On the final day of our trip, Vira took us sightseeing in Kiev. We passed the Olympic stadium and took a subway that’s about 300 feet underground and, for someone like me with a fear of heights, has the steepest, fastest and scariest escalators ever.
On our way to the Kiev Pechersk Lavra, or Monastery of the Caves, we walked by thousands of people, many carrying Ukrainian flags, attending a government opposition rally in the city center.
They feel the current government is corrupt and the politicians are only out for themselves and the rich. They believe that for the country and its people to thrive, Ukraine must become a member of the European Union.

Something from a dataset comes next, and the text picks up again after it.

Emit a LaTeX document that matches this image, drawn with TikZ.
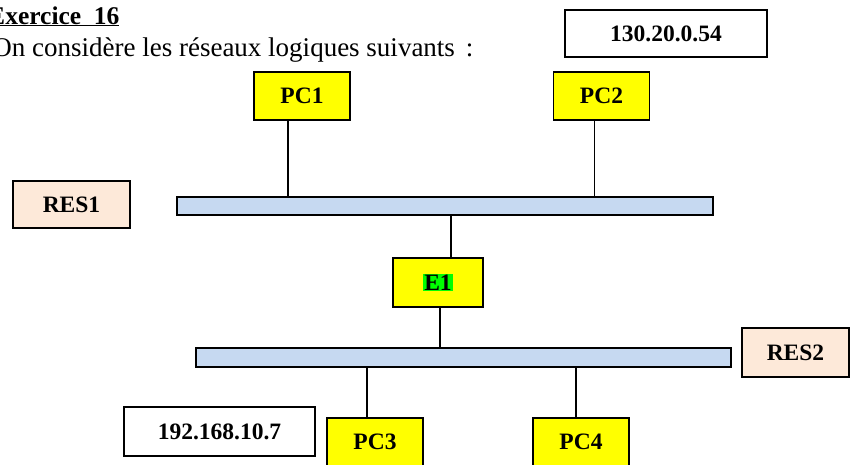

In the south of Ukraine, where Nikolaev lies, many people support ties with Russia. They speak Russian instead of Ukrainian, and the Nikolaev Oblast (or region) recently made Russian its official language.
But many others were pretty upset when the Ukrainian government turned down the EU deal and instead took the Russian bailout. They see it as a step backward and feel Russia has too much influence on Ukrainian politics. They maintain that investments and businesses of the ruling class are too intertwined with Russia.
WHEN THE Independence Square protests started in November, we noticed how proud Ukrainians were of the protesters and how much in love they are with their country and people.
Ukrainians have been deeply distraught by the anti-protest laws handed down recently by the government, calling them the acts of an authoritarian regime of criminals who are making it legal to prosecute any opposition views. Thankfully, those laws were repealed Tuesday. But many still feel uncertain and hopeless about everything that’s going on, and fears are growing of a full-on civil war, with the common man in the middle.
I’m scared for those whom we met, and for the future of Ukraine.
Communications and the itinerary we received during the preparation for our trip to Nikolaev seemed very formal, so we expected the people to be formal and maybe a little rigid. We could not have been more wrong. Our hosts, and all whom we met while we were there, were wonderfully warm, gracious and more than generous. They pulled out all the stops to make us feel welcomed. They made it easy to fall in love with Ukraine and its people.
Anatoliy is chief editor and owner of the Nikolaevskie Novosti newspaper we visited. His is one of many independent newspapers in the region, competing also against several state-funded newspapers. He’s a passionate journalist, and it’s easy to see he loves his work.
Anatoliy will be in Sochi, Russia, this month to cover the Winter Olympics. His wife, Olga, is the secretary and second in command at the newspaper, and they have two beautiful children.
ANATOLIY IS PROUD of his city, especially the sporting achievements of its residents. The first thing he would say about anyone he told us about was what sports they were involved in and any accolades they had received. Anatoliy was once a gymnast, and the newspaper competes against other media outlets in bowling, tennis and a host of other sports.
The star of the bowling and tennis team is Anna. She also is the paper’s advertising director. Anna is smart, energetic and a blast to be around. Her beautiful 11-year-old daughter, Sasha, is a bright, precious, sweet and funny ball of energy. She attends private school, where she is learning English, and for most of the week we were in Nikolaev the only person we were able to communicate with directly without the help of Vira and our translators, Margaryta and Liliana.
Sasha has basically grown up at the newspaper. She has a desk in Anatoliy’s office and goes there every day after school. She loves hip-hop dancing, even giving us a demonstration, and has taken up fencing. Our bond with Anna and Sasha was pretty instant.
Anna also was part of the first delegation from Nikolaev to visit us in Augusta. There’s something that really stands out for me now from that visit, especially with all the current turmoil in Ukraine.
We had left a downtown restaurant after dinner and were walking up Broad Street, and I asked one of the translators to ask Anna what her impression was of Augusta so far. She said, “I feel so free here.”
My hope for Anna, Sasha and all the people of Ukraine is that they be able to feel that free in their own country.
(The writer is digital product development director for The Augusta Chronicle.)